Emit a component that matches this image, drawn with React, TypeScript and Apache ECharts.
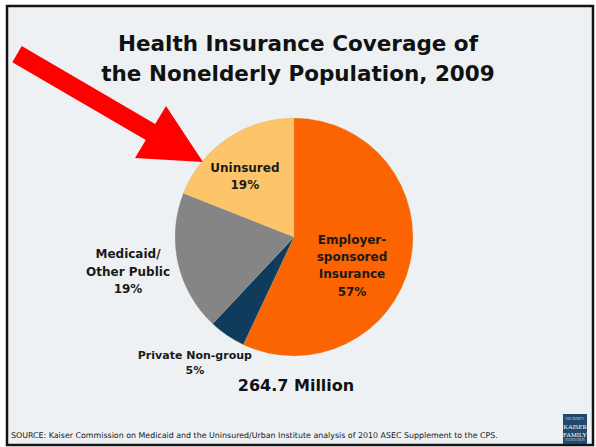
import React, { useEffect, useRef } from "react";
import * as echarts from "echarts";

const categories = [
  "Employer-\nsponsored\nInsurance",
  "Private Non-group",
  "Medicaid/\nOther Public",
  "Uninsured",
];
const shares = [57, 5, 19, 19];
const sliceColors = ["#FB6400", "#0F3B5C", "#858585", "#FDC46A"];
const labelOffsets = [
  [-3, 15],
  [-64, 74],
  [-105, 21],
  [-14, -9],
];
const labelSizes = [12, 11, 12, 12];
const titleText = "Health Insurance Coverage of\nthe Nonelderly Population, 2009";
const totalText = "264.7 Million";
const sourceText =
  "SOURCE: Kaiser Commission on Medicaid and the Uninsured/Urban Institute analysis of 2010 ASEC Supplement to the CPS.";

const FONT = "DejaVu Sans";

export default function App() {
  const ref = useRef<HTMLDivElement>(null);
  useEffect(() => {
    if (!ref.current) return;
    const chart = echarts.init(ref.current, undefined, { renderer: "svg" });
    const arrow = [
      [21.7, 46],
      [155.2, 123.9],
      [166, 106],
      [203, 162],
      [135, 158],
      [145.8, 140.1],
      [12.3, 62.3],
    ];
    chart.setOption({
      animation: false,
      backgroundColor: "#ffffff",
      title: {
        text: titleText,
        left: "center",
        top: 28,
        padding: 0,
        textStyle: {
          fontFamily: FONT,
          fontWeight: "bold",
          fontSize: 21.5,
          lineHeight: 30,
          color: "#111111",
        },
      },
      graphic: [
        {
          type: "rect",
          z: -10,
          shape: { x: 7, y: 6, width: 586, height: 439 },
          style: { fill: "#EEF1F4", stroke: "#141414", lineWidth: 2.5 },
        },
        {
          type: "polygon",
          z: 20,
          shape: { points: arrow },
          style: { fill: "#FF0000" },
        },
        {
          type: "text",
          z: 20,
          x: 296,
          y: 385,
          style: {
            text: totalText,
            fontFamily: FONT,
            fontWeight: "bold",
            fontSize: 16,
            fill: "#111111",
            align: "center",
            verticalAlign: "middle",
          },
        },
        {
          type: "text",
          z: 20,
          x: 11,
          y: 435,
          style: {
            text: sourceText,
            fontFamily: FONT,
            fontSize: 7.9,
            fill: "#151515",
            align: "left",
            verticalAlign: "middle",
          },
        },
        {
          type: "group",
          z: 20,
          children: [
            {
              type: "rect",
              shape: { x: 563, y: 414, width: 24, height: 30 },
              style: { fill: "#1F4A70" },
            },
            {
              type: "text",
              x: 575,
              y: 419,
              style: { text: "THE HENRY J.", fontSize: 3, fill: "#c8d4e0", align: "center", verticalAlign: "middle", fontFamily: "Liberation Serif" },
            },
            {
              type: "text",
              x: 575,
              y: 426.5,
              style: { text: "KAISER", fontSize: 6.5, fill: "#ffffff", align: "center", verticalAlign: "middle", fontFamily: "Liberation Serif" },
            },
            {
              type: "text",
              x: 575,
              y: 434,
              style: { text: "FAMILY", fontSize: 6.5, fill: "#ffffff", align: "center", verticalAlign: "middle", fontFamily: "Liberation Serif" },
            },
            {
              type: "text",
              x: 575,
              y: 440,
              style: { text: "FOUNDATION", fontSize: 3, fill: "#c8d4e0", align: "center", verticalAlign: "middle", fontFamily: "Liberation Serif" },
            },
          ],
        },
      ],
      series: [
        {
          type: "pie",
          center: [294, 237],
          radius: 119,
          startAngle: 90,
          clockwise: true,
          z: 2,
          labelLine: { show: false },
          itemStyle: { borderColor: "rgba(200,170,120,0.5)", borderWidth: 0.5 },
          data: categories.map((name, i) => ({
            name,
            value: shares[i],
            itemStyle: { color: sliceColors[i] },
            label: {
              show: true,
              position: "inside",
              offset: labelOffsets[i],
              fontSize: labelSizes[i],
              lineHeight: i === 1 ? 15 : 17.3,
            },
          })),
          label: {
            show: true,
            position: "inside",
            fontFamily: FONT,
            fontWeight: "bold",
            color: "#1a1a1a",
            align: "center",
            formatter: (p: any) => `${p.name}\n${p.value}%`,
          },
          emphasis: { disabled: true },
        },
      ],
    });
    return () => chart.dispose();
  }, []);
  return (
    <div
      ref={ref}
      style={{ position: "absolute", left: 0, top: 0, width: 596, height: 447 }}
    />
  );
}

-------------------------

**GOAL OF THE EXERCISE:** Scan the listing above. Collect all lines with the word "React".

**RESULT OF THE TASK:**
Emit a component that matches this image, drawn with React, TypeScript and Apache ECharts.
import React, { useEffect, useRef } from "react";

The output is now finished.